2. Les phénomènes cévenols et karstiques

Plus largement que le seul département du Var, le sud-est de la France est donc exposé à un risque multiforme de crues. À ce titre, les phénomènes cévenols, de type torrentiel, sont particulièrement symboliques, le relief du territoire provoquant le soulèvement d'air chaud et humide débouchant sur un épisode pluvieux intense.

Les départements du Gard, de l'Ardèche et de l'Hérault sont particulièrement sujets à ce type de phénomène, le bassin versant le plus représentatif étant celui du Virdoule dans le sud-est du massif des Cévennes, qui subit de fréquentes inondations 16 ( * ) .

L'étude de l'historien Jean-Louis Ponce 17 ( * ) , commandée par le Syndicat mixte d'aménagement et de gestion équilibrée des Gardons (SMAGE), retrace la survenue régulière de ces événements dans la région des Cévennes.

Il indique que des crues majeures ont affecté les bassins versants du Gardon d'Anduze et de Saint-Jean en 1697, 1741, 1768, 1790, 1846, 1861, 1907, 1958 et 2002, faisant à chaque fois des dégâts considérables. Ainsi, à Saint-André-de-Valborgne en 1790 : « Les communications sont rompues avec les villes qui nous avoisinent du côté du Gévaudan, d'où nous tirons les grains pour notre subsistance. Tous nos moulins sont ou emportés ou encombrés. Toutes les digues sont rompues, le plus grand nombre de nos mûriers emportés par les torrents. Notre vallon resserré, dont la principale production consistait en prairies, ne présente plus que des rochers à nu. Les coteaux rapides qui nous procurent cette denrée précieuse, la châtaigne qui alimente les habitants, n'offrent plus que des excavations effroyables, qui nous menacent d'une totale destruction. Et dans ce lieu-même, Messieurs, quel spectacle effrayant que nos ponts démantelés et ébranlés, les rues dépavées, les portes des maisons fracassées et, plus que tout encore, ces visages livides qui portent l'empreinte de la frayeur et de la misère, l'anéantissement de notre fabrique de laine. »
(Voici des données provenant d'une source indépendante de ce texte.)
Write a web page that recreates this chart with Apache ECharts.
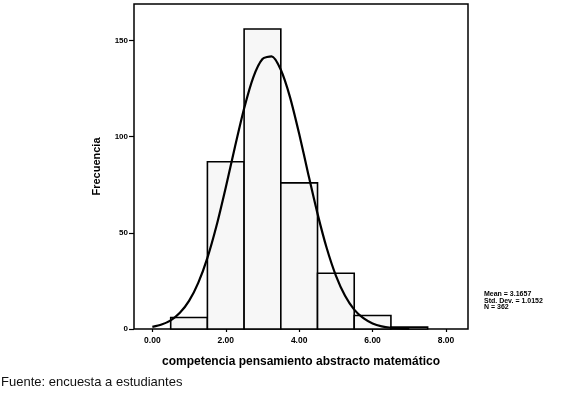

Une autre particularité des crues méditerranéennes réside dans l'existence de phénomènes karstiques , qui d'abord les retardent, puis les aggravent si elles se prolongent 18 ( * ) .

De fait, lors d'une crue classique, une partie de l'eau s'infiltre dans le sol puis est stockée dans les interstices et poches de l'aquifère souterrain, qui tamponne les écoulements et réduit le niveau de l'inondation. Quand il est plein, l'eau ressurgit.

Le danger survient lorsque le karst, rempli d'eau, déborde au travers d'avens inondés et de sources temporaires . Les remontées d'eaux souterraines s'additionnent alors aux ruissellements de surface, démultipliant le niveau et le débit de la crue .

L'étude menée par le Bureau de recherches géologiques et minières (BRGM) sur l'inondation de 1988 à Nîmes donne un bon éclairage des conséquences du phénomène karstique sur les crues. Pour mémoire, au mois d'octobre 1988, la ville de Nîmes a subi une inondation dramatique, faisant 9 morts et 45 000 victimes (blessés et/ou déplacés) et causant des dégâts matériels estimés à 600 millions d'euros. Le karst situé en amont de la ville possède une capacité d'absorption limitée à 250 mm d'eau. Lorsque ce niveau a été atteint, les eaux souterraines ont brutalement envahi le centre urbain par la fontaine de Nîmes.


* 16 La leçon de Sommières Titre VI.I.A. p. 233 et suivantes.

* 17 Recherches historiques sur le Gardon d'Anduze - Jean-Louis Ponce - septembre 2008.

* 18 Voir plus haut ce qui s'est passé dans le Var en juin 2010 : effet retardateur du karst pour la partie moyenne de l'Argens et accélérateur, au bout d'un moment, dans la partie amont de la Nartuby.